Data rows:
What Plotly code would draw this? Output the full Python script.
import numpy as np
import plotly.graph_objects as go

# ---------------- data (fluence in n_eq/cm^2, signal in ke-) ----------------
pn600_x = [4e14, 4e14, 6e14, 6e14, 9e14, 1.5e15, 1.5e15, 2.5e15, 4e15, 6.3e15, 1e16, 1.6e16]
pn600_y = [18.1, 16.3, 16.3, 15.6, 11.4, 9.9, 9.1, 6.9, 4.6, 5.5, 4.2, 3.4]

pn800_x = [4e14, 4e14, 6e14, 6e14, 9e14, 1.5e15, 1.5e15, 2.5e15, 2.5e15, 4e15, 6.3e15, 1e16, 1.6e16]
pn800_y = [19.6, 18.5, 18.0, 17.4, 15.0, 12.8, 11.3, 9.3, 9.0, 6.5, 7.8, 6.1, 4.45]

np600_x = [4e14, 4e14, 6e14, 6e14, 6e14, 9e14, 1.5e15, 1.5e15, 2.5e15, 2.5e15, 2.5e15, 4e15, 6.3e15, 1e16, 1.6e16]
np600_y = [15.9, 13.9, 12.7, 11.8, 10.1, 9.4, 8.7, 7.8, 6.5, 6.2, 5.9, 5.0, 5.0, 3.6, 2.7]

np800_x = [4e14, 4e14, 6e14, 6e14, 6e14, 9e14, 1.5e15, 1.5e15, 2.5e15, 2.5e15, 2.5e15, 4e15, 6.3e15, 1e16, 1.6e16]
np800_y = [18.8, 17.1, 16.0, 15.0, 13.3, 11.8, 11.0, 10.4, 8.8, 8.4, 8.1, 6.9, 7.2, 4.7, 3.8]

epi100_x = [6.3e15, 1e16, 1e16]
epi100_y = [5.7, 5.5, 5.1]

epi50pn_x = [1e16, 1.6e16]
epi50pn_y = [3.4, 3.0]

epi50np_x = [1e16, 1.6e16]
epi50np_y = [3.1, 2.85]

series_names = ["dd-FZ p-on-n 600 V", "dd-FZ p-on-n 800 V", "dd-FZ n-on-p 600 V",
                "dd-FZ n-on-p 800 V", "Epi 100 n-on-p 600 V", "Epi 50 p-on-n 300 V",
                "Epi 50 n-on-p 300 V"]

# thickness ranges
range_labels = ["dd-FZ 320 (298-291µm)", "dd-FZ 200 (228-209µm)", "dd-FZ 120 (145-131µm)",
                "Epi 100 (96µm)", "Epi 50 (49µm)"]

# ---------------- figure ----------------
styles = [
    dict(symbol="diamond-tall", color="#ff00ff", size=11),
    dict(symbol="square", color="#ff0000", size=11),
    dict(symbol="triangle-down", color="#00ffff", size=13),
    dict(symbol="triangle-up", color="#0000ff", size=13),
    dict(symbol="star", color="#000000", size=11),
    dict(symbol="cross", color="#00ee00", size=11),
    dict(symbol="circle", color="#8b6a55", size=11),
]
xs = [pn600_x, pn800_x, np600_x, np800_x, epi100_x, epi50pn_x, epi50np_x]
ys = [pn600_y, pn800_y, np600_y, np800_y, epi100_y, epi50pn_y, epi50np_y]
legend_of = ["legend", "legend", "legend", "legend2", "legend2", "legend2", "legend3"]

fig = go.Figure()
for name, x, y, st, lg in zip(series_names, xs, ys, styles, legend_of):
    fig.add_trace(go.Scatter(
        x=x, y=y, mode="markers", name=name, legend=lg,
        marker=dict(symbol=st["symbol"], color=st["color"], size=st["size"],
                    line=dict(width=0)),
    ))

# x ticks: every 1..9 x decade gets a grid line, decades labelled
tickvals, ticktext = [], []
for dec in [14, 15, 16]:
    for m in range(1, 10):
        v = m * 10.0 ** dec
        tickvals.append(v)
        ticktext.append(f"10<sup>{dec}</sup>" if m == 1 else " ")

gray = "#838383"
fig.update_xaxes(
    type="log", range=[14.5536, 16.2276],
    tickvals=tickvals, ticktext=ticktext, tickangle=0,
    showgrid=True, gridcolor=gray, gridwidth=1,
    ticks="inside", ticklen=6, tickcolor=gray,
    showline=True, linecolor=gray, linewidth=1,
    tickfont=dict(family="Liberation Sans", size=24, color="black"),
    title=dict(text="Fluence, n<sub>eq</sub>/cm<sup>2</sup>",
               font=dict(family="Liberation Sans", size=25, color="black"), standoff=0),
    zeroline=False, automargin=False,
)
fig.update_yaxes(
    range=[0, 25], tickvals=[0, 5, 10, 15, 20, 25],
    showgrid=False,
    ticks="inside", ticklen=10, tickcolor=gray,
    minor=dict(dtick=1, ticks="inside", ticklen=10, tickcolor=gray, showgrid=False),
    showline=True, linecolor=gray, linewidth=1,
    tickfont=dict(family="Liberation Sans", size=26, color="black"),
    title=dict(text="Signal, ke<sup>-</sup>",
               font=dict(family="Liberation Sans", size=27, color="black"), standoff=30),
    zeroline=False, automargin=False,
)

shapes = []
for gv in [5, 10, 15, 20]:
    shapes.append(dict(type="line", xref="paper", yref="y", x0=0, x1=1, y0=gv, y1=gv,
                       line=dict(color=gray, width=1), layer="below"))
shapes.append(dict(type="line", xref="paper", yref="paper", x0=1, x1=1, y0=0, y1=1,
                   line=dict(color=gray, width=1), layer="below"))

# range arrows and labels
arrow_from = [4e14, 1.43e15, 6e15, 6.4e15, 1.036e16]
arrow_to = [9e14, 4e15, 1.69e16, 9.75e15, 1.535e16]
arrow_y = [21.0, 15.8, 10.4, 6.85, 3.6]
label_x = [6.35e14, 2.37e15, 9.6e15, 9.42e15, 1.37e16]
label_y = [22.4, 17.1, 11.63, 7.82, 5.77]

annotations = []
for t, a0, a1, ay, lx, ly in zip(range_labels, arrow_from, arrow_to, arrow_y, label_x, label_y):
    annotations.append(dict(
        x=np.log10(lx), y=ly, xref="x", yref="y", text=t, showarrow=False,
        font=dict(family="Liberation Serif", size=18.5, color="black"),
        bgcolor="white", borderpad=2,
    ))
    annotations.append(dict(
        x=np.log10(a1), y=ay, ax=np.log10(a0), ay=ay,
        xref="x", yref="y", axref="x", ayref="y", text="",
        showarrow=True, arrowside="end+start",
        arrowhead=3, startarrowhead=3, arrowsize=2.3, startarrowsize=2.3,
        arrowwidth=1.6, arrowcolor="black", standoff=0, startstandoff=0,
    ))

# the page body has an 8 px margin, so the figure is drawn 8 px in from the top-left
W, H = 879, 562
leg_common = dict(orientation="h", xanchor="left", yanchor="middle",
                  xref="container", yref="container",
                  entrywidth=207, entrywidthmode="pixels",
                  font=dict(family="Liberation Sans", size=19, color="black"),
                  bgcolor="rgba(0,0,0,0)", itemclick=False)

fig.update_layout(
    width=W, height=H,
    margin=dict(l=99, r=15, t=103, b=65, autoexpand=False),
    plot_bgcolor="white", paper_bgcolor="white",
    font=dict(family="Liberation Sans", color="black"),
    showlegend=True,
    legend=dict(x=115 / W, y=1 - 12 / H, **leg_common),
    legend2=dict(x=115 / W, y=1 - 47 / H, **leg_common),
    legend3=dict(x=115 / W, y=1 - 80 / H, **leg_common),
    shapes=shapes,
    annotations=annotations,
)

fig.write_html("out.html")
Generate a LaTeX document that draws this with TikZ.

Written request:
Output the records verbatim, from the first line to the last.

Final answer:
What Plotly code would draw this? Output the full Python script.
import numpy as np
import plotly.graph_objects as go

# ---------------- data (fluence in n_eq/cm^2, signal in ke-) ----------------
pn600_x = [4e14, 4e14, 6e14, 6e14, 9e14, 1.5e15, 1.5e15, 2.5e15, 4e15, 6.3e15, 1e16, 1.6e16]
pn600_y = [18.1, 16.3, 16.3, 15.6, 11.4, 9.9, 9.1, 6.9, 4.6, 5.5, 4.2, 3.4]

pn800_x = [4e14, 4e14, 6e14, 6e14, 9e14, 1.5e15, 1.5e15, 2.5e15, 2.5e15, 4e15, 6.3e15, 1e16, 1.6e16]
pn800_y = [19.6, 18.5, 18.0, 17.4, 15.0, 12.8, 11.3, 9.3, 9.0, 6.5, 7.8, 6.1, 4.45]

np600_x = [4e14, 4e14, 6e14, 6e14, 6e14, 9e14, 1.5e15, 1.5e15, 2.5e15, 2.5e15, 2.5e15, 4e15, 6.3e15, 1e16, 1.6e16]
np600_y = [15.9, 13.9, 12.7, 11.8, 10.1, 9.4, 8.7, 7.8, 6.5, 6.2, 5.9, 5.0, 5.0, 3.6, 2.7]

np800_x = [4e14, 4e14, 6e14, 6e14, 6e14, 9e14, 1.5e15, 1.5e15, 2.5e15, 2.5e15, 2.5e15, 4e15, 6.3e15, 1e16, 1.6e16]
np800_y = [18.8, 17.1, 16.0, 15.0, 13.3, 11.8, 11.0, 10.4, 8.8, 8.4, 8.1, 6.9, 7.2, 4.7, 3.8]

epi100_x = [6.3e15, 1e16, 1e16]
epi100_y = [5.7, 5.5, 5.1]

epi50pn_x = [1e16, 1.6e16]
epi50pn_y = [3.4, 3.0]

epi50np_x = [1e16, 1.6e16]
epi50np_y = [3.1, 2.85]

series_names = ["dd-FZ p-on-n 600 V", "dd-FZ p-on-n 800 V", "dd-FZ n-on-p 600 V",
                "dd-FZ n-on-p 800 V", "Epi 100 n-on-p 600 V", "Epi 50 p-on-n 300 V",
                "Epi 50 n-on-p 300 V"]

# thickness ranges
range_labels = ["dd-FZ 320 (298-291µm)", "dd-FZ 200 (228-209µm)", "dd-FZ 120 (145-131µm)",
                "Epi 100 (96µm)", "Epi 50 (49µm)"]

# ---------------- figure ----------------
styles = [
    dict(symbol="diamond-tall", color="#ff00ff", size=11),
    dict(symbol="square", color="#ff0000", size=11),
    dict(symbol="triangle-down", color="#00ffff", size=13),
    dict(symbol="triangle-up", color="#0000ff", size=13),
    dict(symbol="star", color="#000000", size=11),
    dict(symbol="cross", color="#00ee00", size=11),
    dict(symbol="circle", color="#8b6a55", size=11),
]
xs = [pn600_x, pn800_x, np600_x, np800_x, epi100_x, epi50pn_x, epi50np_x]
ys = [pn600_y, pn800_y, np600_y, np800_y, epi100_y, epi50pn_y, epi50np_y]
legend_of = ["legend", "legend", "legend", "legend2", "legend2", "legend2", "legend3"]

fig = go.Figure()
for name, x, y, st, lg in zip(series_names, xs, ys, styles, legend_of):
    fig.add_trace(go.Scatter(
        x=x, y=y, mode="markers", name=name, legend=lg,
        marker=dict(symbol=st["symbol"], color=st["color"], size=st["size"],
                    line=dict(width=0)),
    ))

# x ticks: every 1..9 x decade gets a grid line, decades labelled
tickvals, ticktext = [], []
for dec in [14, 15, 16]:
    for m in range(1, 10):
        v = m * 10.0 ** dec
        tickvals.append(v)
        ticktext.append(f"10<sup>{dec}</sup>" if m == 1 else " ")

gray = "#838383"
fig.update_xaxes(
    type="log", range=[14.5536, 16.2276],
    tickvals=tickvals, ticktext=ticktext, tickangle=0,
    showgrid=True, gridcolor=gray, gridwidth=1,
    ticks="inside", ticklen=6, tickcolor=gray,
    showline=True, linecolor=gray, linewidth=1,
    tickfont=dict(family="Liberation Sans", size=24, color="black"),
    title=dict(text="Fluence, n<sub>eq</sub>/cm<sup>2</sup>",
               font=dict(family="Liberation Sans", size=25, color="black"), standoff=0),
    zeroline=False, automargin=False,
)
fig.update_yaxes(
    range=[0, 25], tickvals=[0, 5, 10, 15, 20, 25],
    showgrid=False,
    ticks="inside", ticklen=10, tickcolor=gray,
    minor=dict(dtick=1, ticks="inside", ticklen=10, tickcolor=gray, showgrid=False),
    showline=True, linecolor=gray, linewidth=1,
    tickfont=dict(family="Liberation Sans", size=26, color="black"),
    title=dict(text="Signal, ke<sup>-</sup>",
               font=dict(family="Liberation Sans", size=27, color="black"), standoff=30),
    zeroline=False, automargin=False,
)

shapes = []
for gv in [5, 10, 15, 20]:
    shapes.append(dict(type="line", xref="paper", yref="y", x0=0, x1=1, y0=gv, y1=gv,
                       line=dict(color=gray, width=1), layer="below"))
shapes.append(dict(type="line", xref="paper", yref="paper", x0=1, x1=1, y0=0, y1=1,
                   line=dict(color=gray, width=1), layer="below"))

# range arrows and labels
arrow_from = [4e14, 1.43e15, 6e15, 6.4e15, 1.036e16]
arrow_to = [9e14, 4e15, 1.69e16, 9.75e15, 1.535e16]
arrow_y = [21.0, 15.8, 10.4, 6.85, 3.6]
label_x = [6.35e14, 2.37e15, 9.6e15, 9.42e15, 1.37e16]
label_y = [22.4, 17.1, 11.63, 7.82, 5.77]

annotations = []
for t, a0, a1, ay, lx, ly in zip(range_labels, arrow_from, arrow_to, arrow_y, label_x, label_y):
    annotations.append(dict(
        x=np.log10(lx), y=ly, xref="x", yref="y", text=t, showarrow=False,
        font=dict(family="Liberation Serif", size=18.5, color="black"),
        bgcolor="white", borderpad=2,
    ))
    annotations.append(dict(
        x=np.log10(a1), y=ay, ax=np.log10(a0), ay=ay,
        xref="x", yref="y", axref="x", ayref="y", text="",
        showarrow=True, arrowside="end+start",
        arrowhead=3, startarrowhead=3, arrowsize=2.3, startarrowsize=2.3,
        arrowwidth=1.6, arrowcolor="black", standoff=0, startstandoff=0,
    ))

# the page body has an 8 px margin, so the figure is drawn 8 px in from the top-left
W, H = 879, 562
leg_common = dict(orientation="h", xanchor="left", yanchor="middle",
                  xref="container", yref="container",
                  entrywidth=207, entrywidthmode="pixels",
                  font=dict(family="Liberation Sans", size=19, color="black"),
                  bgcolor="rgba(0,0,0,0)", itemclick=False)

fig.update_layout(
    width=W, height=H,
    margin=dict(l=99, r=15, t=103, b=65, autoexpand=False),
    plot_bgcolor="white", paper_bgcolor="white",
    font=dict(family="Liberation Sans", color="black"),
    showlegend=True,
    legend=dict(x=115 / W, y=1 - 12 / H, **leg_common),
    legend2=dict(x=115 / W, y=1 - 47 / H, **leg_common),
    legend3=dict(x=115 / W, y=1 - 80 / H, **leg_common),
    shapes=shapes,
    annotations=annotations,
)

fig.write_html("out.html")
Generate a LaTeX document that draws this with TikZ.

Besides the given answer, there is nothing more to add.